I finally gave up trying to figure it out and contacted American Express Warranty service, described the problem with what my attempted corrections had been and they agreed to send it in for repairs. Now I face my second problem, the service repair shop they use is a local PC store that has a store about 10 miles from home; however, the store they use for warranty work is located about 70 miles from my home. No problem, I could just run it down there myself and have them fix it while I wait and I would be back in the chase. I neglected to think about the fact that I would have to drop it off and leave it with them for who knows how long before they could get to it, diagnose it, repair it, and return it. On second thought, send me the shipping instructions.

Ah yes, the shipping instructions. They were sent fairly quickly…to my e-mail account…that is accessed through the internet…by… (I think you got ahead of me on this one)…my broken computer. O.K. the internet is everywhere and so that wasn’t as big a problem as it might have been but still one I had to work through. The next problem was slightly bigger.

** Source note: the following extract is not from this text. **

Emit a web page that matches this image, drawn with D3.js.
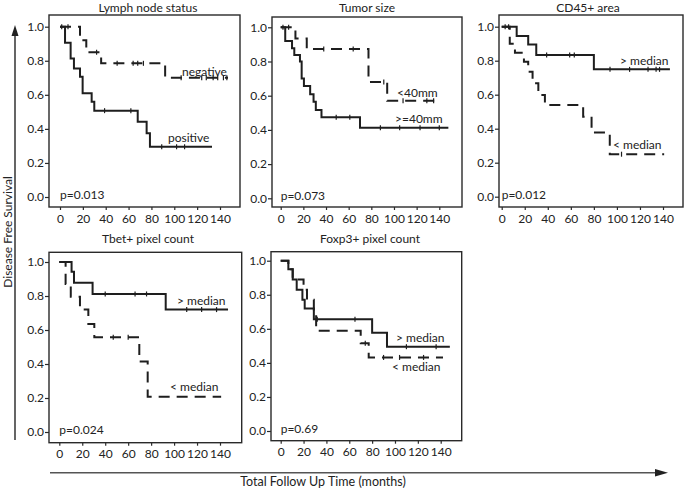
<!DOCTYPE html>
<html><head><meta charset="utf-8">
<script src="https://cdn.jsdelivr.net/npm/d3@7"></script>
<style>
body{margin:0;background:#fff}
text{font-family:Lato,"Open Sans",sans-serif;fill:#222}
</style>
</head><body>
<svg id="c" width="685" height="490"></svg>
<script>
// ---------------- DATA ----------------
const xTicks = [0, 20, 40, 60, 80, 100, 120, 140];
const yTicks = [0, 0.2, 0.4, 0.6, 0.8, 1.0];
const panelTitles = ["Lymph node status", "Tumor size", "CD45+ area", "Tbet+ pixel count", "Foxp3+ pixel count"];
const pValues = ["p=0.013", "p=0.073", "p=0.012", "p=0.024", "p=0.69"];
const yAxisTitle = "Disease Free Survival";
const xAxisTitle = "Total Follow Up Time (months)";

// Kaplan-Meier steps: [time (months), survival after the event]
const lymphPosSteps = [[4.4,0.906],[9.3,0.814],[12.2,0.755],[17.5,0.706],[19.8,0.609],[27.7,0.56],[30,0.507],[68,0.442],[75.8,0.374],[78.7,0.295]];
const lymphPosEnd = 133;
const lymphPosCensor = [39, 62, 89, 102, 109];
const lymphNegSteps = [[17.5,0.92],[23,0.85],[36,0.785],[92,0.70]];
const lymphNegEnd = 147;
const lymphNegCensor = [1.5, 7, 32, 50, 64, 68, 73, 106, 124, 128, 134, 138, 143, 146];

const tumorBigSteps = [[4,0.92],[10,0.877],[12,0.838],[17,0.80],[18.5,0.70],[20.5,0.657],[26,0.608],[29,0.565],[31,0.517],[36,0.474],[70,0.413]];
const tumorBigEnd = 148;
const tumorBigCensor = [49, 61, 88, 105, 123, 140];
const tumorSmallSteps = [[13,0.935],[23,0.873],[77.5,0.68],[94,0.57]];
const tumorSmallEnd = 139;
const tumorSmallCensor = [2, 7, 38, 64, 91, 108, 129, 135];

const cd45HighSteps = [[13,0.945],[23,0.896],[30,0.833],[80,0.749]];
const cd45HighEnd = 146;
const cd45HighCensor = [3, 6, 39, 59, 63, 94, 111, 127, 134, 137];
const cd45LowSteps = [[7,0.90],[11.5,0.847],[19.3,0.794],[23,0.735],[26.8,0.667],[31.8,0.598],[37.5,0.539],[70.7,0.47],[78,0.378],[93.8,0.25]];
const cd45LowEnd = 141;
const cd45LowCensor = [104];

const tbetHighSteps = [[10.7,0.943],[12.8,0.878],[29,0.812],[92.7,0.72]];
const tbetHighEnd = 147;
const tbetHighCensor = [40, 66, 76, 111, 124, 137];
const tbetLowSteps = [[5.5,0.87],[10,0.796],[18,0.72],[25.3,0.635],[30.5,0.557],[69.7,0.414],[77,0.208]];
const tbetLowEnd = 141;
const tbetLowCensor = [47, 60];

const foxHighSteps = [[6.7,0.95],[10.5,0.89],[14,0.83],[19,0.77],[21,0.72],[29,0.656],[80,0.577],[93,0.495]];
const foxHighEnd = 148;
const foxHighCensor = [32, 65, 110, 136];
const foxLowSteps = [[6.7,0.95],[10.5,0.89],[20,0.83],[23,0.77],[29,0.70],[31,0.589],[70,0.515],[77,0.432]];
const foxLowEnd = 142;
const foxLowCensor = [74, 90, 104, 125];

const curveLabels = [["negative","positive"],["<40mm",">=40mm"],["> median","< median"],["> median","< median"],["> median","< median"]];

// ---------------- LAYOUT ----------------
const panels = [
  {L:49, T:15, R:240, B:207, x0:60, x1:220, yTop:26.7, yBot:197, titleX:148, titleY:12,
   curves:[{s:lymphNegSteps,e:lymphNegEnd,c:lymphNegCensor,dash:true},{s:lymphPosSteps,e:lymphPosEnd,c:lymphPosCensor,dash:false}],
   labels:[[182,76],[168,142]]},
  {L:272, T:17, R:462, B:207, x0:280.7, x1:439.3, yTop:27.3, yBot:198.3, titleX:367, titleY:12,
   curves:[{s:tumorSmallSteps,e:tumorSmallEnd,c:tumorSmallCensor,dash:true},{s:tumorBigSteps,e:tumorBigEnd,c:tumorBigCensor,dash:false}],
   labels:[[397,97],[395,123]]},
  {L:499, T:15, R:683, B:207, x0:501.7, x1:663, yTop:26.7, yBot:196.7, titleX:588, titleY:12,
   curves:[{s:cd45HighSteps,e:cd45HighEnd,c:cd45HighCensor,dash:false},{s:cd45LowSteps,e:cd45LowEnd,c:cd45LowCensor,dash:true}],
   labels:[[620,65],[613,149]]},
  {L:49, T:252.3, R:241.7, B:442.7, x0:59.3, x1:220, yTop:262, yBot:432, titleX:148, titleY:243,
   curves:[{s:tbetHighSteps,e:tbetHighEnd,c:tbetHighCensor,dash:false},{s:tbetLowSteps,e:tbetLowEnd,c:tbetLowCensor,dash:true}],
   labels:[[177,305],[170,391]]},
  {L:271, T:251.7, R:461.7, B:440.7, x0:280.7, x1:440.7, yTop:260.7, yBot:431, titleX:370, titleY:243,
   curves:[{s:foxLowSteps,e:foxLowEnd,c:foxLowCensor,dash:true},{s:foxHighSteps,e:foxHighEnd,c:foxHighCensor,dash:false}],
   labels:[[396,341.7],[392,370.5]]}
];

const svg = d3.select("#c");
const ink = "#1e1e1e";

panels.forEach((p, i) => {
  const x = d3.scaleLinear().domain([0, 140]).range([p.x0, p.x1]);
  const y = d3.scaleLinear().domain([0, 1]).range([p.yBot, p.yTop]);
  const g = svg.append("g");

  g.append("rect").attr("x", p.L).attr("y", p.T).attr("width", p.R - p.L).attr("height", p.B - p.T)
    .attr("fill", "none").attr("stroke", "#2a2a2a").attr("stroke-width", 1.4);

  const ya = g.append("g").attr("transform", `translate(${p.L},0)`)
    .call(d3.axisLeft(y).tickValues(yTicks).tickFormat(d3.format(".1f")).tickSize(4).tickPadding(1));
  const xa = g.append("g").attr("transform", `translate(0,${p.B})`)
    .call(d3.axisBottom(x).tickValues(xTicks).tickSize(3).tickPadding(4));
  [ya, xa].forEach(a => {
    a.select(".domain").remove();
    a.selectAll("line").attr("stroke", "#2a2a2a").attr("stroke-width", 1.2);
    a.selectAll("text").attr("font-size", 12).attr("fill", "#222").attr("font-family", "Lato, 'Open Sans', sans-serif");
  });

  g.append("text").attr("x", p.titleX).attr("y", p.titleY).attr("text-anchor", "middle")
    .attr("font-size", 12).text(panelTitles[i]);

  g.append("text").attr("x", x(0)).attr("y", p.yBot + 2).attr("font-size", 12).text(pValues[i]);

  const line = d3.line().x(d => x(d[0])).y(d => y(d[1])).curve(d3.curveStepAfter);
  p.curves.forEach(c => {
    const pts = [[0, 1]].concat(c.s);
    pts.push([c.e, c.s[c.s.length - 1][1]]);
    g.append("path").attr("d", line(pts)).attr("fill", "none").attr("stroke", ink)
      .attr("stroke-width", 2).attr("stroke-dasharray", c.dash ? "11,7" : null);
    const survAt = t => { let s = 1; c.s.forEach(d => { if (d[0] <= t) s = d[1]; }); return s; };
    g.selectAll(null).data(c.c).enter().append("line")
      .attr("x1", d => x(d)).attr("x2", d => x(d))
      .attr("y1", d => y(survAt(d)) - 2.5).attr("y2", d => y(survAt(d)) + 2.5)
      .attr("stroke", ink).attr("stroke-width", 1.2);
  });

  curveLabels[i].forEach((lab, k) => {
    g.append("text").attr("x", p.labels[k][0]).attr("y", p.labels[k][1]).attr("font-size", 12).text(lab);
  });
});

const grey = "#555";
svg.append("line").attr("x1", 15).attr("x2", 15).attr("y1", 440).attr("y2", 32).attr("stroke", grey).attr("stroke-width", 1.8);
svg.append("path").attr("d", "M15,25 L11.5,36 L18.5,36 Z").attr("fill", "#222");
svg.append("line").attr("x1", 50).attr("x2", 658).attr("y1", 472.7).attr("y2", 472.7).attr("stroke", grey).attr("stroke-width", 1.6);
svg.append("path").attr("d", "M668,472.7 L655,469 L655,476.4 Z").attr("fill", "#222");

svg.append("text").attr("transform", "translate(11.5,232) rotate(-90)").attr("text-anchor", "middle")
  .attr("font-size", 12).text(yAxisTitle);
svg.append("text").attr("x", 323).attr("y", 485.5).attr("text-anchor", "middle")
  .attr("font-size", 12.5).text(xAxisTitle);
</script>
</body></html>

The instructions said to take the shipping slip to the local UPS store, they would box it and ship it for you, all you needed to bring was the box, power cord, back up operating system software, and the signed authorization letter for the local PC store to do the work. On this signed letter was a place to enter your description of the problem and a paragraph warning of the chance that through the repair of the computer it may be necessary to do a rebuild of the system, in other words wipe out everything on the computer and start all over with a fresh load of the operating system and this my friends means that any files and photos you had loaded on your computer that didn’t reside in another spot would be lost forever.

Now you would think that someone that has had this much problem with their computer would know enough to have backed everything up (and at this point probably several times a day) and you would be right…except for the several times a day. I couldn’t remember when the last time I had done a back up so I wasn’t sure where to begin and I knew I had a lot of photos…a lot of photos which means a lot of backup space was required. That shouldn’t be a problem as I had plenty of CDs and DVDs with which to do this but it would be a lot more convenient to get one of those new portable backup drives, plug it in and let it do it all in one big sweep. Now which one do I get, how big should it be and how much should it cost? Back to Costco.